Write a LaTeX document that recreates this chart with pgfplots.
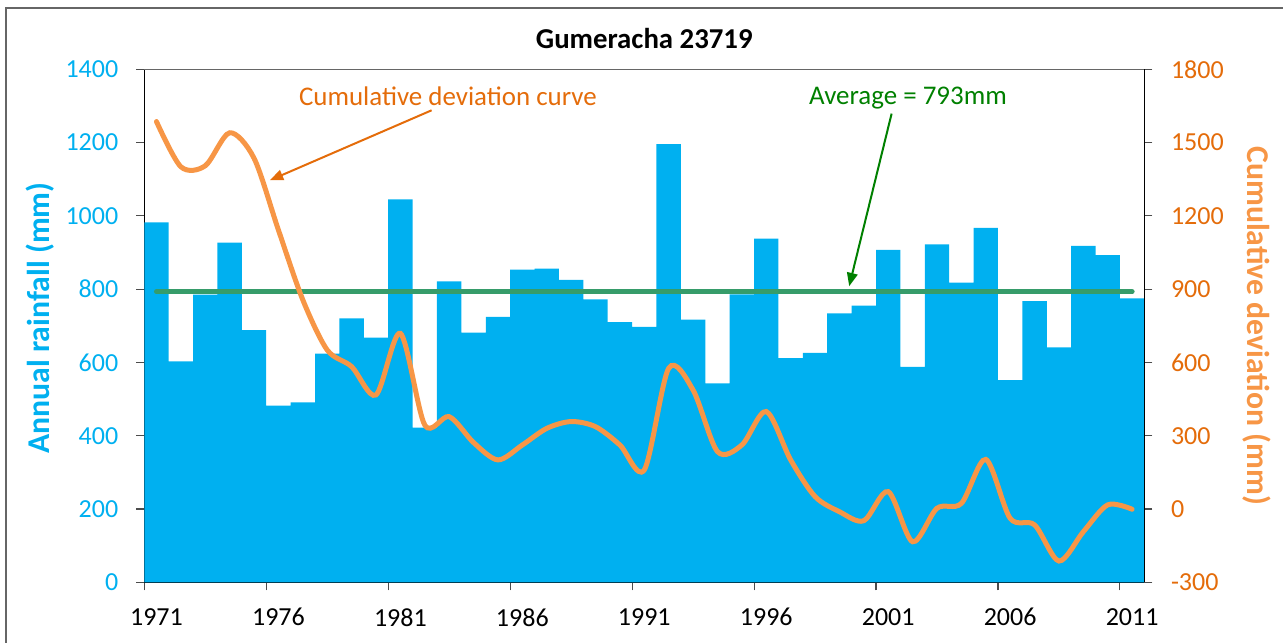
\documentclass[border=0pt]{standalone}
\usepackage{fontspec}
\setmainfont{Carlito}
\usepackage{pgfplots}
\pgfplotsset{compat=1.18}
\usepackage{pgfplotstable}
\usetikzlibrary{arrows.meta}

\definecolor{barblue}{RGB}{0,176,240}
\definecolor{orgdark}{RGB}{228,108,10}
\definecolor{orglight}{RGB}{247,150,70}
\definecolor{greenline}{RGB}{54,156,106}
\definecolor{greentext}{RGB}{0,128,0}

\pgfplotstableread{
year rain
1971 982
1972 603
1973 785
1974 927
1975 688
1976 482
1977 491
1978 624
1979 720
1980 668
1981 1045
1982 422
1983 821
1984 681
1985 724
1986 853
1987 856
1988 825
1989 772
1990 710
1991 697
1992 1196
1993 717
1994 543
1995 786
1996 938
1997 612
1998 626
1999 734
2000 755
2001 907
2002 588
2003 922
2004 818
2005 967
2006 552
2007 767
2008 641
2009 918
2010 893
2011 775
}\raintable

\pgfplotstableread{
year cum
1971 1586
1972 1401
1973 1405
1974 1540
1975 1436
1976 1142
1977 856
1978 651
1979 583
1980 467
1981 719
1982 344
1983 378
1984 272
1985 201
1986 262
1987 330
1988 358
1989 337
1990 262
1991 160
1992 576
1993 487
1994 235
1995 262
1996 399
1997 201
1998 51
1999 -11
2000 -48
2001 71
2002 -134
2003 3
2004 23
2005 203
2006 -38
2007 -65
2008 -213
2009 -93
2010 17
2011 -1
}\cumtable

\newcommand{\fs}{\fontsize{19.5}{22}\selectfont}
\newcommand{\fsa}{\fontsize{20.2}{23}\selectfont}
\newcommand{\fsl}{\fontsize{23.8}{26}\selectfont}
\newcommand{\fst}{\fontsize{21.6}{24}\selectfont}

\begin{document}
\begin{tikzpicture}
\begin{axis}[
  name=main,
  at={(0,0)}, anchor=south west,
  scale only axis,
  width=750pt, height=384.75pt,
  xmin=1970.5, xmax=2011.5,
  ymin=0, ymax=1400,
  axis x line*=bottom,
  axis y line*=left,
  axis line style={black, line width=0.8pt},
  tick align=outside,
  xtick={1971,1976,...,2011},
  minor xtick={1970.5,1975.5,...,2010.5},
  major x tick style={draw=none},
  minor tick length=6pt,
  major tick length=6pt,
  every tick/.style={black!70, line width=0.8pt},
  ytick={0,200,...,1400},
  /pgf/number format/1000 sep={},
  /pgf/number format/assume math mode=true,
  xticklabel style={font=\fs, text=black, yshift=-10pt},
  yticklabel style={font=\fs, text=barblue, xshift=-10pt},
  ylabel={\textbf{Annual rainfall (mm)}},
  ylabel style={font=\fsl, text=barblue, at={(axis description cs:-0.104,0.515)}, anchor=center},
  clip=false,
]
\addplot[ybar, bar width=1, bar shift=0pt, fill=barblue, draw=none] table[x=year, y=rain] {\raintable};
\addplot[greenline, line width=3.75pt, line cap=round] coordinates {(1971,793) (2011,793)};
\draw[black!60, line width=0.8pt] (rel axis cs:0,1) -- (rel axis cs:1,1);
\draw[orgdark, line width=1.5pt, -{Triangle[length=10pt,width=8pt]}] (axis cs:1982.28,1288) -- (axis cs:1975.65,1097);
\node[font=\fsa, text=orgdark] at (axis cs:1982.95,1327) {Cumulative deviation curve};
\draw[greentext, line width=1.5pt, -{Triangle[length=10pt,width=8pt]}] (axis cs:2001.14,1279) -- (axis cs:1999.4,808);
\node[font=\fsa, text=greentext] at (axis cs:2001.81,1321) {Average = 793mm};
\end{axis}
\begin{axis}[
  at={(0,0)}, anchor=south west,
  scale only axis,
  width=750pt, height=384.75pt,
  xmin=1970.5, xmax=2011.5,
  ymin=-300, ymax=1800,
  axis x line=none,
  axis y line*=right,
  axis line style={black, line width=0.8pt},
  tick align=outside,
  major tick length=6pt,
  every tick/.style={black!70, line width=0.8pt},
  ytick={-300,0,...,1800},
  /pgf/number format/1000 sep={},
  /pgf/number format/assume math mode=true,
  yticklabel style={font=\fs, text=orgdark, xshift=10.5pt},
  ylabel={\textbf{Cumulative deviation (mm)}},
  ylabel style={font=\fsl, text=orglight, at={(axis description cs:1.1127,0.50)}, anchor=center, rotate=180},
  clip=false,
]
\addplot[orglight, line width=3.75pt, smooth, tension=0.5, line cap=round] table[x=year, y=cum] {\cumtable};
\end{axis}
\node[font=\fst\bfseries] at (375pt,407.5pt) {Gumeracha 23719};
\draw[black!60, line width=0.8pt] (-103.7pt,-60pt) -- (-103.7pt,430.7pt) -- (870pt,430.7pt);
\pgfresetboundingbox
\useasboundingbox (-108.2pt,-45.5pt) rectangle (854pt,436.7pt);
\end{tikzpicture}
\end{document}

========

EXERCISE GOAL: Reproduce the listing above exactly, excluding all pictures.

OUTPUT BELOW:
Write a LaTeX document that recreates this chart with pgfplots.
\documentclass[border=0pt]{standalone}
\usepackage{fontspec}
\setmainfont{Carlito}
\usepackage{pgfplots}
\pgfplotsset{compat=1.18}
\usepackage{pgfplotstable}
\usetikzlibrary{arrows.meta}

\definecolor{barblue}{RGB}{0,176,240}
\definecolor{orgdark}{RGB}{228,108,10}
\definecolor{orglight}{RGB}{247,150,70}
\definecolor{greenline}{RGB}{54,156,106}
\definecolor{greentext}{RGB}{0,128,0}

\pgfplotstableread{
year rain
1971 982
1972 603
1973 785
1974 927
1975 688
1976 482
1977 491
1978 624
1979 720
1980 668
1981 1045
1982 422
1983 821
1984 681
1985 724
1986 853
1987 856
1988 825
1989 772
1990 710
1991 697
1992 1196
1993 717
1994 543
1995 786
1996 938
1997 612
1998 626
1999 734
2000 755
2001 907
2002 588
2003 922
2004 818
2005 967
2006 552
2007 767
2008 641
2009 918
2010 893
2011 775
}\raintable

\pgfplotstableread{
year cum
1971 1586
1972 1401
1973 1405
1974 1540
1975 1436
1976 1142
1977 856
1978 651
1979 583
1980 467
1981 719
1982 344
1983 378
1984 272
1985 201
1986 262
1987 330
1988 358
1989 337
1990 262
1991 160
1992 576
1993 487
1994 235
1995 262
1996 399
1997 201
1998 51
1999 -11
2000 -48
2001 71
2002 -134
2003 3
2004 23
2005 203
2006 -38
2007 -65
2008 -213
2009 -93
2010 17
2011 -1
}\cumtable

\newcommand{\fs}{\fontsize{19.5}{22}\selectfont}
\newcommand{\fsa}{\fontsize{20.2}{23}\selectfont}
\newcommand{\fsl}{\fontsize{23.8}{26}\selectfont}
\newcommand{\fst}{\fontsize{21.6}{24}\selectfont}

\begin{document}
\begin{tikzpicture}
\begin{axis}[
  name=main,
  at={(0,0)}, anchor=south west,
  scale only axis,
  width=750pt, height=384.75pt,
  xmin=1970.5, xmax=2011.5,
  ymin=0, ymax=1400,
  axis x line*=bottom,
  axis y line*=left,
  axis line style={black, line width=0.8pt},
  tick align=outside,
  xtick={1971,1976,...,2011},
  minor xtick={1970.5,1975.5,...,2010.5},
  major x tick style={draw=none},
  minor tick length=6pt,
  major tick length=6pt,
  every tick/.style={black!70, line width=0.8pt},
  ytick={0,200,...,1400},
  /pgf/number format/1000 sep={},
  /pgf/number format/assume math mode=true,
  xticklabel style={font=\fs, text=black, yshift=-10pt},
  yticklabel style={font=\fs, text=barblue, xshift=-10pt},
  ylabel={\textbf{Annual rainfall (mm)}},
  ylabel style={font=\fsl, text=barblue, at={(axis description cs:-0.104,0.515)}, anchor=center},
  clip=false,
]
\addplot[ybar, bar width=1, bar shift=0pt, fill=barblue, draw=none] table[x=year, y=rain] {\raintable};
\addplot[greenline, line width=3.75pt, line cap=round] coordinates {(1971,793) (2011,793)};
\draw[black!60, line width=0.8pt] (rel axis cs:0,1) -- (rel axis cs:1,1);
\draw[orgdark, line width=1.5pt, -{Triangle[length=10pt,width=8pt]}] (axis cs:1982.28,1288) -- (axis cs:1975.65,1097);
\node[font=\fsa, text=orgdark] at (axis cs:1982.95,1327) {Cumulative deviation curve};
\draw[greentext, line width=1.5pt, -{Triangle[length=10pt,width=8pt]}] (axis cs:2001.14,1279) -- (axis cs:1999.4,808);
\node[font=\fsa, text=greentext] at (axis cs:2001.81,1321) {Average = 793mm};
\end{axis}
\begin{axis}[
  at={(0,0)}, anchor=south west,
  scale only axis,
  width=750pt, height=384.75pt,
  xmin=1970.5, xmax=2011.5,
  ymin=-300, ymax=1800,
  axis x line=none,
  axis y line*=right,
  axis line style={black, line width=0.8pt},
  tick align=outside,
  major tick length=6pt,
  every tick/.style={black!70, line width=0.8pt},
  ytick={-300,0,...,1800},
  /pgf/number format/1000 sep={},
  /pgf/number format/assume math mode=true,
  yticklabel style={font=\fs, text=orgdark, xshift=10.5pt},
  ylabel={\textbf{Cumulative deviation (mm)}},
  ylabel style={font=\fsl, text=orglight, at={(axis description cs:1.1127,0.50)}, anchor=center, rotate=180},
  clip=false,
]
\addplot[orglight, line width=3.75pt, smooth, tension=0.5, line cap=round] table[x=year, y=cum] {\cumtable};
\end{axis}
\node[font=\fst\bfseries] at (375pt,407.5pt) {Gumeracha 23719};
\draw[black!60, line width=0.8pt] (-103.7pt,-60pt) -- (-103.7pt,430.7pt) -- (870pt,430.7pt);
\pgfresetboundingbox
\useasboundingbox (-108.2pt,-45.5pt) rectangle (854pt,436.7pt);
\end{tikzpicture}
\end{document}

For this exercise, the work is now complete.